Mais do que criar o senso de urgência entre agropecuaristas, a prática é encarada como um desafio mundial para governantes, gestores, empresas e, sobretudo, cidadãos, para a transformação da sociedade por meio de políticas coletivas e individuais. Agora, se o desafio e a responsabilidade são grandes, a recompensa é farta: segundo levantamento Bloomberg, até 2025, espera-se que organizações e empresas movimentem cerca de U$ 53 trilhões em ações relacionadas à preservação do meio ambiente, à redução da pobreza e ao ganho de produtividade em atividade agrícolas.

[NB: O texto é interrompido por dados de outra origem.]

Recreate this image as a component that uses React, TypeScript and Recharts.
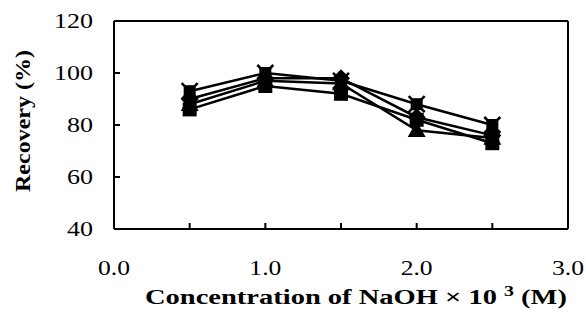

Uma verdadeira mina de ouro.
Porteira aberta, mentes férteis
A tecnologia que garantiu o aprimoramento de técnicas no campo, a introdução de novos dispositivos e o ganho produtivo no setor por várias gerações tem um nome: comunicação. Por mais fundamentais que máquinas e práticas sejam para propriedades rurais, elas não fazem a primavera — sozinhas. A chegada dos aperfeiçoamentos “da porteira para dentro” só é possível porque essas inovações foram comunicadas, discutidas e divulgadas Brasil afora, principalmente via internet. Tanto é assim que, de acordo com uma pesquisa feita pela Esalq/USP, no ano passado, o aumento de conectividade entre agricultores e empresários poderia gerar até R$ 100 bilhões em valor agregado para o agronegócio.
O mesmo pode se dizer acerca do rejuvenescimento do empreendedor e trabalhador do campo. Segundo artigo do Farming First, ONG internacional com o intuito de semear a agricultura sustentável, com o advento das novas dinâmicas das telecomunicações, o produtor do Brasil é hoje mais jovem, integra mais mulheres e abraça mais a diversidade cultural. Como se isso fosse pouco, a maioria desses jovens agricultores têm formação universitária e busca aplicar seus conhecimentos, muitas vezes aprendidos em centros urbanos, no meio rural.
Em outras palavras, da porteira para dentro e do Brasil para fora, a troca de conhecimentos e experiências entre empreendedores, gestores e agricultores em ambientes abertos, inclusivos e contemporâneos será o fertilizante mais assertivo para nutrir novas e produtivas safras no futuro.